L’escalier d’entrée en constitue une parfaite synthèse (photo 5). Se déployant de fond en comble sur les deux étages de l’édifice, il conjugue savamment les rosaces des plafonds, les frises d’arcatures des voûtes et les arcades gothiques en grisaille des murs. Il est considéré comme l’un des plus parfaits exemples réalisés en Europe à cette époque-là.

Le cottage est aménagé dans une suite de pièces au dimensions intimes où le mobilier de style gothique troubadour vient épouser les frises gothiques des murs ou les réseaux de nervures des plafonds.

Ainsi du salon de l’impératrice dont les murs vert émeraude sont recouverts de tableaux de facture romantique, tandis qu’une multitude des bibelots s’accumulent sur les consoles et guéridons. Pour adoucir la longueur des hivers russes, une bow window a été aménagée en jardin d’hiver avec des plantes qui viennent grimper sur des treillages d’acajou (photo 6).

Au- dessus, se situe le cabinet de travail de l’empereur.

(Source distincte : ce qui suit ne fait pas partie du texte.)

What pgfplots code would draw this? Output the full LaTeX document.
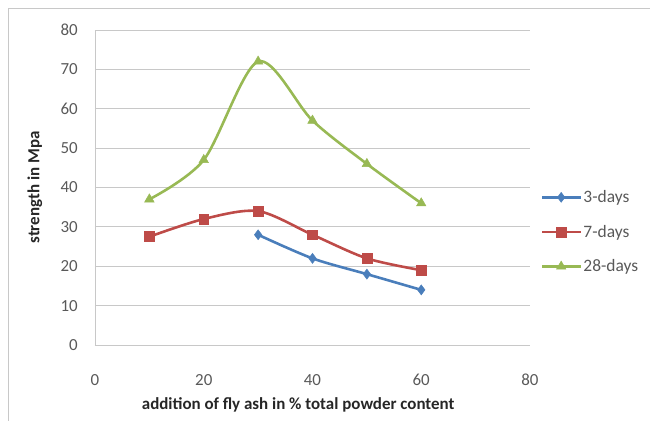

Egalement peint en vert émeraude, il est meublé d’un mobilier gothique en bouleau de Carélie tandis que tout autour de la pièce s’alignent les bustes en marbre de la famille impériale (photo 7).

En 1829, lors de son inauguration, le cottage reçoit son propre emblème : marqué par le plus parfait romantisme, il est fait d’une couronne de roses blanches qui évoque l’impératrice surnommé dans son enfance « Weisse Rose » en raison de son teint pâle tandis que l’épée fait référence à l’empereur chevalier, le tout est entouré de la devise suivante : « Pour la Foi, l’Empereur et la Patrie ».

Un emblème que l’on retrouve alors dans tout l’édifice : sur les façades, sur le papier à lettre mais aussi sur l’extraordinaire service de table qui, entre les verres en cristal et la porcelaine, atteint un total de 5210 pièces (photo 8).

Et jusque dans les plates-bandes de fleurs des jardins qui environnent la demeure (photo 9).

Chaque année, le 13 juillet, l’empereur fait défiler devant le cottage le régiment des Lanciers de l’impératrice qui vient célébrer l’anniversaire de la souveraine (photo 10).

 

En 1831, le domaine est complété par une église ciselée comme un reliquaire médiéval et dédiée à Alexandre Newsky. Bien loin des canons de l’église orthodoxe traditionnelle, elle fait davantage penser à une chapelle anglicane avec ses quatre pinacles dentelés qui viennent flanquer l’édifice (photo 11).

A la manière de la reine Marie-Antoinette à Trianon, une ferme, également gothique, vient compléter l’aspect bucolique du lieu (photo 12).

En 1842, l’architecte Andréi Stackenschneider vient agrandir la demeure par une grande salle à manger toujours de style gothique troubadour (photo 13).

L’impératrice Alexandra Feodorovna va venir séjourner chaque été dans ce cottage qui deviendra son lieu de prédilection. Dans cette maison romantique qu’elle a aménagé à sa guise, loin des lourdes dorures des palais impériaux, elle savoure le plaisir de se retrouver dans l’intimité familiale (photo 14).

Un lieu qu’affectionne tout autant Nicolas 1er (photo 15) qui se fait aménager sous les toits un petit cabinet duquel, grâce à une lunette téléscopique.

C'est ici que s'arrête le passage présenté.